El problemático modelo español, en el que, en general, no se puede llegar a ser juez si no se adquiere la capacidad de disparar irreflexivamente -pensar está reñido con el cronómetro- cierto número de temas en un tiempo récord, no es en sí mismo defendible. Esencialmente, porque no asegura la clase de aptitudes necesarias para ejercer adecuadamente la jurisdicción. En efecto, cifrarlo todo en el desarrollo de la memoria no confiere, desde luego, la mejor habilitación para resolver situaciones de conflicto, valorar cuadros probatorios complejos, aplicar un orden normativo no siempre claro en sus prescripciones, dictar sentencias cuyo alcance trasciende cada vez con más frecuencia el horizonte del caso... Y hacerlo, casi de manera habitual, con el inevitable plus de tensión que aporta el saberse objeto del interés de los media.

Así las cosas, no puede ser más claro que el papel de la Escuela Judicial cobra una relevancia de primerísimo orden: porque tiene que aportar aquello que no cabe esperar de la oposición; y porque, paradójicamente, deberá contribuir a neutralizar algunos perniciosos efectos de ésta.

Aceptando, es una hipótesis, que el que ha superado esa prueba sabe todo -o al menos lo esencial de- lo que tendría que saber, se habrá de convenir que lo sabe de una forma no sólo imperfecta, sino incluso inadecuada; puesto que en el peculiar aprendizaje no ha habido lugar para el desarrollo de la capacidad de operar reflexivamente con los conocimientos adquiridos. De aquí suele concluirse, con simplismo, que la oposición forma teóricamente, por lo que el déficit sólo sería de habilidades prácticas, es decir, accidental. Pero únicamente quien esté dispuesto a engañarse podía confundir almacenamiento pasivo de datos inertes con saber realmente practicable, ya que cultivar la memoria no es formar la cabeza.

Pues bien, de esto es de lo que se trata: de enseñar a discurrir operativamente con categorías jurídicas hasta la fecha sólo asimiladas in vitro; de recuperar para éstas una dimensión problemática esencial artificiosamente amputada; de generar hábitos de reflexión que, junto al referente normativo, integren la consideración equilibrada de los intereses de las partes en conflicto y de las posibles consecuencias de la decisión. A lo que hay que agregar que no basta decidir bien, en conciencia, sino que la resolución deberá construirse como texto suficientemente explicativo, en cuanto dotado del necesario rigor argumental. No parece, pues, que lo pendiente tras la oposición sea un mero complemento. Y si no lo es en el plano de la formación jurídica, menos aún en el de la educación de la sensibilidad en la vertiente humana (individual y social) de los problemas; materia ésta en la que los jueces tienen, desde antiguo, una asignatura pendiente, que no es precisamente una maría.

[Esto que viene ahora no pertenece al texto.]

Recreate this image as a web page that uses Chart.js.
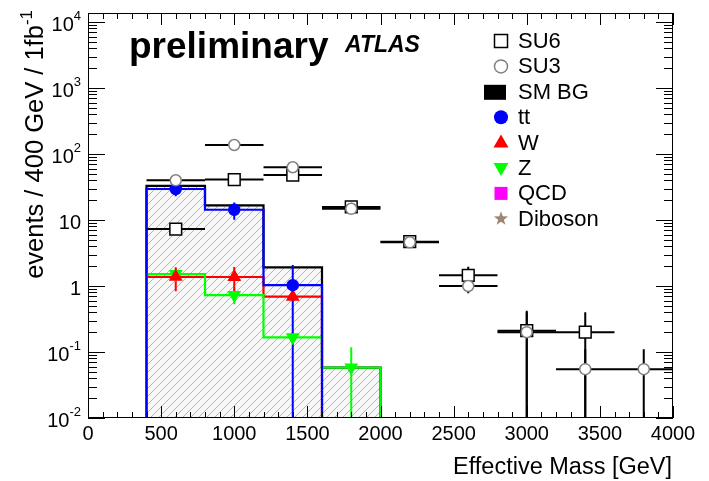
<!DOCTYPE html>
<html>
<head>
<meta charset="utf-8">
<script src="https://cdn.jsdelivr.net/npm/chart.js@4.4.0/dist/chart.umd.min.js"></script>
<style>
    html, body { margin: 0; padding: 0; background: #fff; }
    canvas { display: block; }
</style>
</head>
<body>
<canvas id="mass-chart" width="709" height="481"></canvas>
<script>
// Axis ranges and tick labels
const yMin = 0.01;
const yMax = 13700;
const xTickValues = [0, 500, 1000, 1500, 2000, 2500, 3000, 3500, 4000];
const yTickExponents = [-2, -1, 0, 1, 2, 3, 4];

// Bins (400 GeV wide)
const binCenters = [600, 1000, 1400, 1800, 2200, 2600, 3000, 3400, 3800];
const bgEdges = [400, 800, 1200, 1600, 2000];

// Background histograms
const smBg = [33, 16.7, 1.92, 0.058];
const ttHist = [29.5, 14.3, 1.03];
const wHist = [1.38, 1.37, 0.69];
const zHist = [1.52, 0.73, 0.167, 0.058];

// Background markers errors
const ttErr = [6.5, 4.2, 1.05];
const wErr = [0.55, 0.57, 0.1];
const zErr = [0.3, 0.2, 0.03, 0.06];

// Signal points
const su6 = [7.3, 41, 48, 15.8, 4.7, 1.45, 0.21, 0.2];
const su6Err = [0.5, 1.5, 1.6, 0.9, 0.5, 0.5, 0.21, 0.2];
const su3 = [40, 137, 63, 14.8, 4.6, 1.0, 0.2, 0.055, 0.055];
const su3Err = [1.4, 2.7, 1.8, 0.9, 0.5, 0.22, 0.2, 0.055, 0.055];

const legendLabels = ['SU6', 'SU3', 'SM BG', 'tt', 'W', 'Z', 'QCD', 'Diboson'];

const FONT = '"Liberation Sans", Arial, Helvetica, sans-serif';
const BLUE = '#0000ff', RED = '#ff0000', GREEN = '#00ff00';

// step outline that starts and ends on the axis floor
function stepPoints(edges, vals) {
    const pts = [{ x: edges[0], y: yMin }];
    vals.forEach((v, i) => pts.push({ x: edges[i], y: v }));
    pts.push({ x: edges[vals.length], y: yMin });
    return pts;
}

function markerPoints(vals) {
    return vals.map((v, i) => ({ x: binCenters[i], y: v }));
}

// vertical error segments separated by gaps
function vErrPoints(vals, errs) {
    const pts = [];
    vals.forEach((v, i) => {
        pts.push({ x: binCenters[i], y: Math.max(v - errs[i], yMin) });
        pts.push({ x: binCenters[i], y: v + errs[i] });
        pts.push({ x: binCenters[i], y: null });
    });
    return pts;
}

// horizontal bin-width bars
function hBarPoints(vals) {
    const pts = [];
    vals.forEach((v, i) => {
        pts.push({ x: binCenters[i] - 200, y: v });
        pts.push({ x: binCenters[i] + 200, y: v });
        pts.push({ x: binCenters[i], y: null });
    });
    return pts;
}

function makeHatch(ctx) {
    const tile = document.createElement('canvas');
    tile.width = 8;
    tile.height = 8;
    const g = tile.getContext('2d');
    g.fillStyle = '#f7f7f7';
    g.fillRect(0, 0, 8, 8);
    g.strokeStyle = '#b4b4b4';
    g.lineWidth = 1;
    g.beginPath();
    g.moveTo(0, 8); g.lineTo(8, 0);
    g.moveTo(-1, 1); g.lineTo(1, -1);
    g.moveTo(7, 9); g.lineTo(9, 7);
    g.stroke();
    return ctx.createPattern(tile, 'repeat');
}

function histSet(data, color, order, fill) {
    return {
        data, stepped: true, borderColor: color, borderWidth: 2.2,
        pointRadius: 0, fill: fill ? 'start' : false,
        backgroundColor: fill || 'transparent', order
    };
}

function lineSet(data, color, order) {
    return {
        data, borderColor: color, borderWidth: 2, pointRadius: 0,
        spanGaps: false, fill: false, order
    };
}

function markerSet(data, style, radius, fillColor, lineColor, order, rotation) {
    return {
        data, showLine: false, pointStyle: style, pointRadius: radius,
        pointBackgroundColor: fillColor, pointBorderColor: lineColor,
        pointBorderWidth: 1.5, pointRotation: rotation || 0, order
    };
}

// ROOT-style marker drawing for the legend
function drawLegendMarker(ctx, kind, x, y) {
    ctx.save();
    ctx.lineWidth = 1.5;
    switch (kind) {
        case 'SU6':
            ctx.fillStyle = '#fff'; ctx.strokeStyle = '#000';
            ctx.fillRect(x - 6.5, y - 6.5, 13, 13); ctx.strokeRect(x - 6.5, y - 6.5, 13, 13);
            break;
        case 'SU3':
            ctx.fillStyle = '#fff'; ctx.strokeStyle = '#808080';
            ctx.beginPath(); ctx.arc(x, y, 6.5, 0, Math.PI * 2); ctx.fill(); ctx.stroke();
            break;
        case 'SM BG':
            ctx.fillStyle = '#000'; ctx.fillRect(x - 17, y - 7, 22, 15);
            break;
        case 'tt':
            ctx.fillStyle = BLUE;
            ctx.beginPath(); ctx.arc(x, y, 7, 0, Math.PI * 2); ctx.fill();
            break;
        case 'W':
            ctx.fillStyle = RED;
            ctx.beginPath(); ctx.moveTo(x, y - 8); ctx.lineTo(x + 7.5, y + 5); ctx.lineTo(x - 7.5, y + 5); ctx.closePath(); ctx.fill();
            break;
        case 'Z':
            ctx.fillStyle = GREEN;
            ctx.beginPath(); ctx.moveTo(x, y + 8); ctx.lineTo(x + 7.5, y - 5); ctx.lineTo(x - 7.5, y - 5); ctx.closePath(); ctx.fill();
            break;
        case 'QCD':
            ctx.fillStyle = '#ff00ff'; ctx.fillRect(x - 6.5, y - 6.5, 13, 13);
            break;
        case 'Diboson': {
            ctx.fillStyle = '#a08474';
            ctx.beginPath();
            for (let k = 0; k < 10; k++) {
                const r = k % 2 === 0 ? 7.5 : 3;
                const a = -Math.PI / 2 + k * Math.PI / 5;
                ctx.lineTo(x + r * Math.cos(a), y + r * Math.sin(a));
            }
            ctx.closePath(); ctx.fill();
            break;
        }
    }
    ctx.restore();
}

// frame, inward ticks on all sides, labels, titles and legend
const rootFrame = {
    id: 'rootFrame',
    afterDraw(chart) {
        const { ctx, chartArea: a, scales } = chart;
        const xs = scales.x, ys = scales.y;
        ctx.save();
        ctx.strokeStyle = '#000';
        ctx.lineWidth = 1;
        ctx.strokeRect(a.left + 0.5, a.top + 0.5, a.right - a.left - 1, a.bottom - a.top - 1);

        ctx.beginPath();
        for (let v = 0; v <= 4000; v += 100) {
            const px = Math.round(xs.getPixelForValue(v)) + 0.5;
            const len = v % 500 === 0 ? 12 : 6;
            ctx.moveTo(px, a.bottom); ctx.lineTo(px, a.bottom - len);
            ctx.moveTo(px, a.top); ctx.lineTo(px, a.top + len);
        }
        for (let e = -2; e <= 4; e++) {
            for (let m = 1; m <= 9; m++) {
                const v = m * Math.pow(10, e);
                if (v > yMax) break;
                const py = Math.round(ys.getPixelForValue(v)) + 0.5;
                const len = m === 1 ? 17 : 9;
                ctx.moveTo(a.left, py); ctx.lineTo(a.left + len, py);
                ctx.moveTo(a.right, py); ctx.lineTo(a.right - len, py);
            }
        }
        ctx.stroke();

        ctx.fillStyle = '#000';
        ctx.font = '20px ' + FONT;
        ctx.textAlign = 'center';
        ctx.textBaseline = 'middle';
        xTickValues.forEach(v => ctx.fillText(String(v), xs.getPixelForValue(v), 434));

        // y labels: 1, 10 plain, others 10 with exponent
        const right = 81;
        yTickExponents.forEach(e => {
            const py = ys.getPixelForValue(Math.pow(10, e)) + 3;
            ctx.textBaseline = 'middle';
            if (e === 0 || e === 1) {
                ctx.font = '20px ' + FONT;
                ctx.textAlign = 'right';
                ctx.fillText(e === 0 ? '1' : '10', right, py);
            } else {
                ctx.font = '13px ' + FONT;
                const sup = String(e);
                const supW = ctx.measureText(sup).width;
                ctx.textAlign = 'left';
                ctx.fillText(sup, right - supW, py - 9);
                ctx.font = '20px ' + FONT;
                ctx.textAlign = 'right';
                ctx.fillText('10', right - supW, py);
            }
        });

        // axis titles
        ctx.font = '23.5px ' + FONT;
        ctx.textAlign = 'right';
        ctx.textBaseline = 'alphabetic';
        ctx.fillText('Effective Mass [GeV]', 672, 474);

        ctx.save();
        ctx.translate(43, a.top - 3);
        ctx.rotate(-Math.PI / 2);
        ctx.font = '17px ' + FONT;
        const supW = ctx.measureText('-1').width;
        ctx.textAlign = 'right';
        ctx.fillText('-1', 0, -11);
        ctx.font = '25.5px ' + FONT;
        ctx.fillText('events / 400 GeV / 1fb', -supW, 0);
        ctx.restore();

        // labels
        ctx.textAlign = 'left';
        ctx.font = 'bold 37px ' + FONT;
        ctx.fillText('preliminary', 129, 58);
        ctx.font = 'italic bold 23px ' + FONT;
        ctx.fillText('ATLAS', 345, 52);

        // legend
        ctx.font = '22px ' + FONT;
        ctx.textBaseline = 'middle';
        legendLabels.forEach((label, i) => {
            const y = 41 + i * 25.4;
            drawLegendMarker(ctx, label, 501, y);
            ctx.fillStyle = '#000';
            ctx.fillText(label, 518, y + 1);
        });
        ctx.restore();
    }
};

const canvas = document.getElementById('mass-chart');
const hatch = makeHatch(canvas.getContext('2d'));

new Chart(canvas, {
    type: 'line',
    data: {
        datasets: [
            histSet(stepPoints(bgEdges, smBg), '#000', 20, hatch),
            histSet(stepPoints(bgEdges, wHist), RED, 18),
            histSet(stepPoints(bgEdges, zHist), GREEN, 17),
            histSet(stepPoints(bgEdges, ttHist), BLUE, 16),
            lineSet(vErrPoints(ttHist, ttErr), BLUE, 12),
            lineSet(vErrPoints(wHist, wErr), RED, 12),
            lineSet(vErrPoints(zHist, zErr), GREEN, 12),
            lineSet(hBarPoints(su6), '#000', 11),
            lineSet(vErrPoints(su6, su6Err), '#000', 11),
            lineSet(hBarPoints(su3), '#000', 11),
            lineSet(vErrPoints(su3, su3Err), '#000', 11),
            markerSet(markerPoints(ttHist), 'circle', 5.5, BLUE, BLUE, 3),
            markerSet(markerPoints(wHist), 'triangle', 6.5, RED, RED, 3),
            markerSet(markerPoints(zHist), 'triangle', 6.5, GREEN, GREEN, 3, 180),
            markerSet(markerPoints(su6), 'rect', 8.3, '#fff', '#000', 2),
            markerSet(markerPoints(su3), 'circle', 5.5, '#fff', '#808080', 1)
        ]
    },
    options: {
        responsive: false,
        animation: false,
        layout: { padding: { left: 88, right: 36, top: 13, bottom: 63 } },
        plugins: {
            legend: { display: false },
            tooltip: { enabled: false }
        },
        scales: {
            x: { type: 'linear', min: 0, max: 4000, display: false },
            y: { type: 'logarithmic', min: yMin, max: yMax, display: false }
        }
    },
    plugins: [rootFrame]
});
</script>
</body>
</html>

La Escuela Judicial en su versión actual representa un esfuerzo -el primero creíble, diría- realmente serio para compensar el déficit de formación inicial de los jueces; que, precisamente, recién ingresados tienen que afrontar la etapa más difícil de su vida profesional, la de los órganos unipersonales de competencia mixta, civil y penal. Y constituye una propuesta que va mucho más allá de la mera importación mimética de alguna fórmula extraña, como, con ligereza indisculpable, habría tratado de sugerirse; puesto que, con racionalidad y eficacia, sale al paso de carencias bien reales del juez actual de nuestro país. A esto habría que agregar que tal esfuerzo lo ha protagonizado un equipo docente francamente plural en su composición; en el que ese ingrediente de diversidad de las procedencias y las posiciones, en vez de representar un obstáculo para el entendimiento, se ha integrado como factor de dinamismo cultural.

Pues bien, son buenas razones para reclamar a la mayoría del Consejo que, antes de poner en riesgo lo que seguramente es la más feliz aportación a la mejora de la justicia, de todos estos años, abra un prudente espacio público de reflexión a muchas voces, haciendo explícito, primero, con total transparencia el modelo alternativo que se sugiere, si es que realmente existe.

Perfecto Andrés Ibáñez es magistrado.